Even though the community board is advisory with no real powers, their “no” vote shields the developer and elected officials from community backlash. After the vote, Councilman Andy King said that he would not support a plan that the community opposes. Yet before the vote, King sat in the front of the table alongside the community board members and facilitated the opposition with chants of “people over animals.”
Soon after, the community board chair closed public testimony and took the vote, even though more than 50 persons signed up to speak — many in favor — yet just six persons were permitted to speak. It was apparent the community board failed to maintain their objectivity.
Also, the board and Councilman King failed to disclose First Hartford Realty Corp. is eyeing this site to develop supportive housing. As amNewYork reported, the developer paid Patrick B. Jenkins & Associates $200,000 since 2016 to perform “government relations and consulting services related to the potential development of 2050 Bartow Ave.” Per records, the lobbyist raised this matter to elected officials, including Councilman King and borough president Ruben Diaz Jr.
Also, Mr. Jenkins was present at CB10’s housing and zoning committee on May 24, when the animal shelter issue was on the agenda and the board members expressed strong opposition even before the city presented its proposal for a full-scale shelter at the site.
The main expressed opposition to the animal shelter at this site is to hold a former borough president to a promise made almost 20 years ago of a youth center at the site. The opposition stated a youth center is needed and urgent. Yet no one is against a youth center, except for Riverbay, their management company.

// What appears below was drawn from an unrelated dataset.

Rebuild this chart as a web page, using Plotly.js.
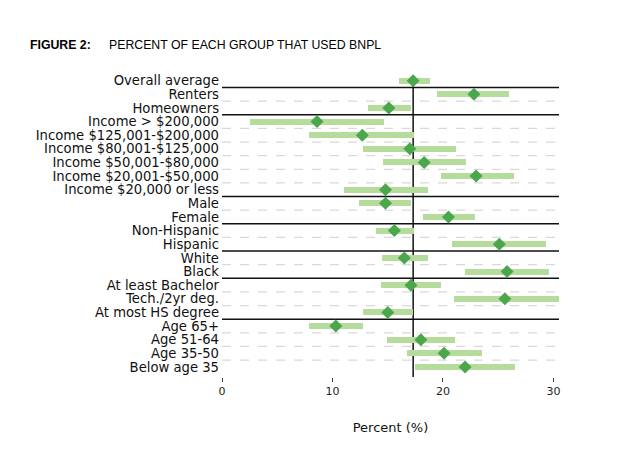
<!DOCTYPE html>
<html>
<head>
<meta charset="utf-8">
<script src="https://cdn.plot.ly/plotly-3.0.1.min.js"></script>
<style>html,body{margin:0;padding:0;background:#fff;}#chart{width:640px;height:452px;}</style>
</head>
<body>
<div id="chart"></div>
<script>
const groups = ["Overall average","Renters","Homeowners","Income > $200,000","Income $125,001-$200,000","Income $80,001-$125,000","Income $50,001-$80,000","Income $20,001-$50,000","Income $20,000 or less","Male","Female","Non-Hispanic","Hispanic","White","Black","At least Bachelor","Tech./2yr deg.","At most HS degree","Age 65+","Age 51-64","Age 35-50","Below age 35"];
const estimates = [17.3,22.8,15.1,8.6,12.7,17.0,18.3,23.0,14.8,14.8,20.5,15.6,25.1,16.5,25.8,17.1,25.6,15.0,10.3,18.0,20.1,22.0];
const lower = [16.0,19.5,13.2,2.5,7.9,12.8,14.6,19.8,11.0,12.4,18.2,13.9,20.8,14.5,22.0,14.4,21.0,12.8,7.9,14.9,16.7,17.5];
const upper = [18.8,26.0,17.1,14.7,17.4,21.2,22.1,26.4,18.6,17.1,22.9,17.4,29.3,18.6,29.6,19.8,30.5,17.3,12.8,21.1,23.5,26.5];
const solidAfter = [0,2,8,10,12,14,17];
const xTicks = [0,10,20,30];

const idx = groups.map((g,i)=>i);
const traces = [
  {type:'bar', orientation:'h', y:idx, base:lower, x:upper.map((u,i)=>u-lower[i]),
   width:0.44, marker:{color:'#b5dc9b', line:{width:0}}, hoverinfo:'skip', showlegend:false},
  {type:'scatter', mode:'markers', y:idx, x:estimates,
   marker:{symbol:'diamond', size:10, color:'#4ca64c', line:{width:0}}, showlegend:false, cliponaxis:false}
];
const shapes = [];
for (let i=0;i<groups.length-1;i++){
  const solid = solidAfter.includes(i);
  shapes.push({type:'line', xref:'paper', x0:0, x1:1, yref:'y', y0:i+0.5, y1:i+0.5, layer:'below',
    line: solid ? {color:'#111', width:1.5} : {color:'#d9d9d9', width:1.2, dash:'dash'}});
}
shapes.push({type:'line', xref:'x', x0:estimates[0], x1:estimates[0], yref:'y', y0:0, y1:21.74,
  line:{color:'#111', width:1.5}, layer:'below'});

const layout = {
  width:640, height:452,
  margin:{l:222, r:81, t:70, b:75},
  paper_bgcolor:'#fff', plot_bgcolor:'#fff',
  font:{family:'DejaVu Sans', color:'#111'},
  bargap:0,
  xaxis:{range:[0,30.5], tickvals:xTicks, ticktext:xTicks.map(String), ticks:'outside', ticklen:4,
    tickcolor:'#444', tickwidth:1, showgrid:false, zeroline:false, showline:false,
    tickfont:{family:'DejaVu Sans', size:11, color:'#222'},
    title:{text:'Percent (%)', font:{family:'DejaVu Sans', size:13, color:'#111'}, standoff:25}},
  yaxis:{range:[21.74,-0.785], tickvals:idx, ticktext:groups, showgrid:false, zeroline:false, showline:false,
    ticks:'', tickfont:{family:'DejaVu Sans', size:13.2, color:'#111'}, ticklabelstandoff:2},
  shapes:shapes,
  annotations:[
    {xref:'paper', yref:'paper', x:(28-222)/337, y:(377-45)/307, xanchor:'left', yanchor:'middle',
     text:'<b>FIGURE 2:</b>', showarrow:false, font:{family:'Liberation Sans', size:12.3, color:'#000'}},
    {xref:'paper', yref:'paper', x:(107-222)/337, y:(377-45)/307, xanchor:'left', yanchor:'middle',
     text:'PERCENT OF EACH GROUP THAT USED BNPL', showarrow:false, font:{family:'Liberation Sans', size:12.3, color:'#000'}}
  ]
};
Plotly.newPlot('chart', traces, layout, {displayModeBar:false, staticPlot:true});
</script>
</body>
</html>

Riverbay’s board of directors voted against a youth center at a large space that used to be a movie theater at the Bartow shopping center. They voted against it so they could instead rent it to stores, yet it still remains vacant and available for a youth center.
At the housing committee meeting, the board members, Councilman King and even lobbyist Jenkins stated they would provide an alternative location for the animal shelter. Yet in June, they voted against the animal shelter without providing an alternative site.
The city stated it took close to three years to find this site after more than 50 sites were visited. The 2050 Bartow site meets all the criteria for the animal shelter including ample space, public transportation accessibility, and no rent costs since it is city-owned property.
The city council unanimously passed the bill mandating full-scale animal shelters in each of the boroughs. Even the community board that voted down the proposed animal shelter at the Bartow location stated their support for an animal shelter in the Bronx. Many of our elected officials made promises of support for an animal shelter in the Bronx in exchange for our votes.
Now, almost 20 years, the time has finally arrived to have our animal shelter built, and the support is wavering.
Not only does this issue go beyond the Bronx, since a full-scale shelter will ease the overcrowding in the city’s animal shelters outside the Bronx, it goes beyond animals, since it is about the people over insiders and developers, and their influence.
Based on the community board’s non-sensical objections and their apparent lack of objectivity as well as Councilman Andy King’s lead role in the opposition, there is more to this than dogs and cats.
The author is a member of Bronx Animal Rights Electors.